A few months ago, this blog got hacked — but in a sneaky way. Not only did the hackers insert “invisible” code into my template, so that I was getting listed in Google for all manner of sneaky (and NSFW terms), so that people could click on those links with the hacker getting the affiliate cash — but *actually*, said hackers also inserted fake tempates into my wordpress theme.
Oddly enough Tailrank picks up on this spam because of our clustering algorithm. We cluster common links and terms via our blog index and promote these stories to our front page.
Since we ‘trust’ stories with past behavior when major A-list blogs like ZDNet get owned we believe they are legitimate links.
If we had a smaller index this might be a big easier to handle but we’re indexing 12M blogs within Tailrank and on Spinn3r.
Another way around this of course would be to blacklist every blog running WordPress 2.2 or earlier but we’re talking millions of blogs here and we don’t want to unfairly harm anyone.

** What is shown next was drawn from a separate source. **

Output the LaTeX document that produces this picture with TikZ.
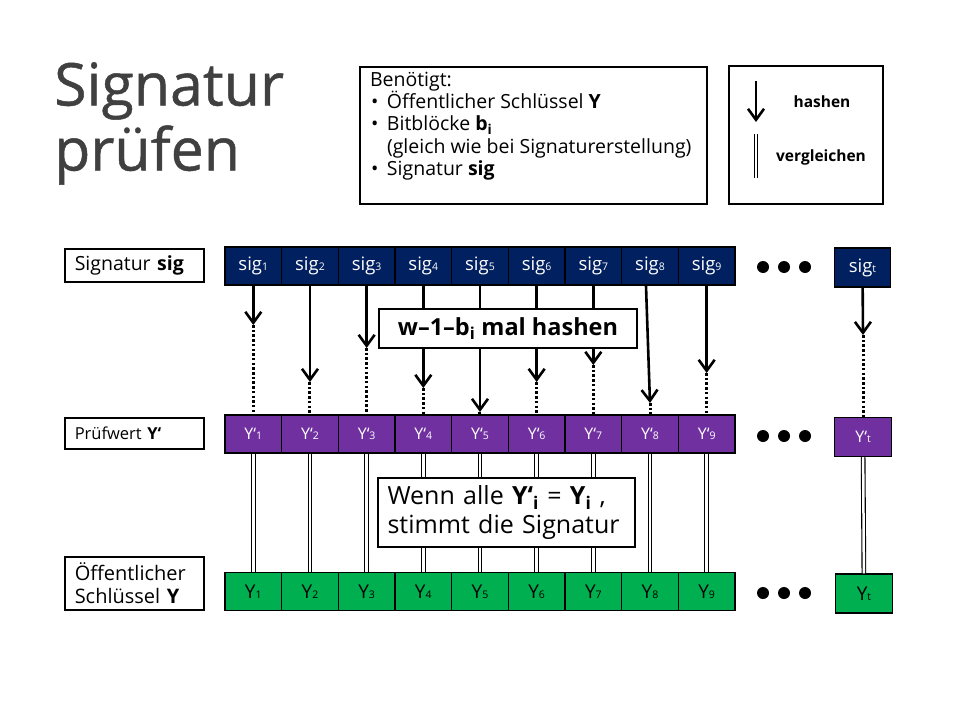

To date our approach has been to wait until Tailrank has identified the spam, and then blacklist any blogs that have been compromised.
Unfortunately this is a war of attrition with the spammer just spending a few more days and hacking another dozen or so sites.
The only positive aspect of this is that it’s encouraging people to upgrade to WordPress 2.5.
We’re also working on some secondary algorithms to catch this a bit sooner and we’ll probably ship these in Spinn3r 2.5 which is due shortly.